On Tuesday Marvin Rees, Labour’s candidate for Mayor of Bristol, announced another key policy pledge -; that all Residents’ Parking Zones (RPZs) will be reviewed. This review will ensure that the RPZs are working for residents and businesses, and will suggest changes to make them work better. In addition, he is promising to not roll out any more RPZs, to freeze charges until 2020, to introduce free parking for blue badge holders and essential workers (such as nurses, teachers and health care visitors) and to introduce discounted permits for small businesses.
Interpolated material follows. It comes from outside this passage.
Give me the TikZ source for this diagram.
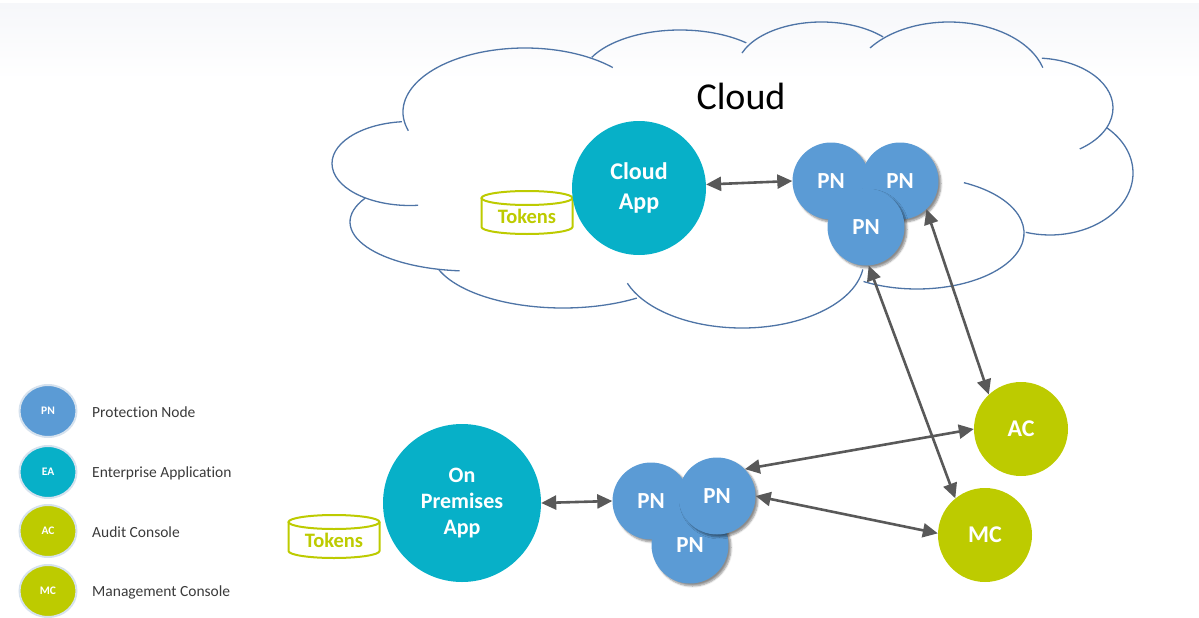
\documentclass[tikz,border=0pt]{standalone}
\usepackage{fontspec}
\setmainfont{Carlito}[Ligatures=NoCommon]
\usetikzlibrary{arrows.meta,shapes.geometric,shadows.blur,calc}
\definecolor{pnblue}{HTML}{5B9BD5}
\definecolor{eateal}{HTML}{07B0C8}
\definecolor{cgreen}{HTML}{BDCB00}
\definecolor{arrowgray}{HTML}{595959}
\definecolor{cloudblue}{HTML}{4E74A6}
\definecolor{legrim}{HTML}{D6E2EE}
\definecolor{legtext}{HTML}{3A3A3A}
\definecolor{topband}{HTML}{F6F7FA}
\newcommand\cloudbump[6]{\draw[cloudline] ([shift={(#1,#2)}]#5:#3 and #4) arc[start angle=#5,end angle=#6,x radius=#3,y radius=#4];}
\newcommand\tokencyl[3]{%
  \draw[tokline] (#2-45.5,#3-18) -- (#2-45.5,#3+11) arc[start angle=180,end angle=0,x radius=45.5,y radius=7] -- (#2+45.5,#3-18);
  \draw[tokline] (#2,#3-18) ellipse [x radius=45.5, y radius=7];
  \node[tokt] (#1) at (#2,#3) {Tokens};}
\begin{document}
\begin{tikzpicture}[x=1pt,y=-1pt,
  cloudline/.style={draw=cloudblue,line width=1.3pt},
  tokline/.style={draw=cgreen,line width=2pt,fill=white},
  tokt/.style={text=cgreen,font=\bfseries\fontsize{20.5}{24}\selectfont,inner sep=0pt},
  pn/.style={circle,fill=pnblue,minimum size=77pt,inner sep=0pt,text=white,
    font=\bfseries\fontsize{23}{27}\selectfont,
    blur shadow={shadow xshift=2.5pt,shadow yshift=-2.5pt,shadow blur steps=6,shadow opacity=45}},
  ea/.style={circle,fill=eateal,inner sep=0pt,text=white,align=center},
  con/.style={circle,fill=cgreen,minimum size=94pt,inner sep=0pt,text=white,
    font=\bfseries\fontsize{24}{28}\selectfont},
  link/.style={draw=arrowgray,line width=2.6pt,{Triangle[length=15pt,width=14pt]}-{Triangle[length=15pt,width=14pt]}},
  legc/.style={ellipse,minimum width=57pt,minimum height=52pt,inner sep=0pt,draw=legrim,line width=2pt,
    text=white,font=\bfseries\fontsize{11.5}{13}\selectfont},
  legt/.style={anchor=west,inner sep=0pt,text=legtext,font=\fontsize{15.5}{18}\selectfont}]
\useasboundingbox (0,0) rectangle (1199,618);
\shade[top color=topband,bottom color=white,draw=none] (0,4) rectangle (1199,80);

% cloud outline
\cloudbump{410}{163.5}{78}{42}{264}{84}
\cloudbump{525}{112}{122}{64}{163}{316}
\cloudbump{680}{80}{99}{50}{207}{312}
\cloudbump{821.5}{70}{85}{48}{200.7}{316.5}
\cloudbump{949}{85}{97.6}{63}{216}{344}
\cloudbump{1035}{108}{78}{50}{275}{415}
\cloudbump{1050}{173}{83}{62}{313}{467}
\cloudbump{917}{233}{107}{56}{296}{480}
\cloudbump{742}{260}{122}{68}{8}{160}
\cloudbump{563}{250}{132}{58}{56}{160}
\cloudbump{470}{222}{120}{49}{209}{95}
\node[font=\fontsize{38}{42}\selectfont,text=black] (cloudt) at (741,96) {Cloud};

% nodes
\tokencyl{tok1}{527}{216}
\tokencyl{tok2}{334}{540}
\node[ea,minimum size=134pt,font=\bfseries\fontsize{24}{30}\selectfont] (capp) at (639,188) {Cloud\\App};
\node[ea,minimum size=158pt,font=\bfseries\fontsize{22}{26}\selectfont] (op) at (462,503) {On\\Premises\\App};
\node[pn] (tpn1) at (831,181) {PN};
\node[pn] (tpn2) at (900,181) {PN};
\node[pn] (tpn3) at (866,227) {PN};
\node[pn] (bpn1) at (651,501) {PN};
\node[pn] (bpn3) at (690,545) {PN};
\node[pn] (bpn2) at (717,496) {PN};
\node[con] (ac) at (1021,429) {AC};
\node[con] (mc) at (985,535) {MC};

% connectors
\draw[link] (capp.3) -- (tpn1.180);
\draw[link] (op.east) -- (bpn1.west);
\draw[link] (bpn2.44) -- (ac.180);
\draw[link] (bpn2.0) -- (mc.178);
\draw[link] (tpn3.274) -- (mc.129);
\draw[link] (tpn2.313) -- (ac.133);

% legend
\node[legc,fill=pnblue] (lpn) at (48,411) {PN};
\node[legt] (lpnt) at (92,412) {Protection Node};
\node[legc,fill=eateal] (lea) at (48,472) {EA};
\node[legt] (leat) at (92,473) {Enterprise Application};
\node[legc,fill=cgreen] (lac) at (48,531) {AC};
\node[legt] (lact) at (92,532) {Audit Console};
\node[legc,fill=cgreen] (lmc) at (48,591) {MC};
\node[legt] (lmct) at (92,592) {Management Console};
\end{tikzpicture}
\end{document}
Whilst Bishopston & Ashley Down does not currently have an RPZ, it was one of the areas next slated to get one under the original plans. Therefore the freeze on new RPZs will come as welcome news to some local residents. There are others, of course, who would prefer to have an RPZ. It is Labour’s policy that we will be open to further RPZs in areas where the community, including residents and businesses, make an explicit request.

We also feel that it is vital to highlight the promise for free or discounted passes for certain groups. In Bishopston & Ashley Down we regularly meet local teachers, nurses, tradesmen, business owners and others who currently have to pay to park where they work elsewhere in the city. Our policy will reduce or remove this cost from them, allowing them to concentrate on getting their work done.

On parking more generally, we are very concerned about the decreasing amount of parking in Bishopston & Ashley Down. The review of the RPZs in neighbouring areas should help to reduce the problem somewhat, but we need to look at more ways to ensure that residents, shoppers, employees, match-goers and other visitors all have somewhere to park.

We should be strengthening and increasing the provision in the city for public transport, cycling and walking, to encourage people to not drive in the first place. Without a strong public transport network in the city we will not be able to solve the parking problems.

If more large developments are proposed, like Brunel House or the Prison, with insufficient parking then we will seek to ensure that the plans are changed to include the right balance of parking in these developments so that the local parking situation doesn’t get even worse.

Finally, we have been speaking a lot to businesses in the local area who are concerned about the effects that the existing parking restrictions have on them. We will work with the businesses and residents in the local area to try and get a parking situation that works for all in order to support Gloucester Road, Ashley Down Road, Kellaway Avenue and other streets with shops.

Overall, Labour’s parking plan for Bristol will get the city moving again in a way that is fair, representative and that promotes sustainable travel.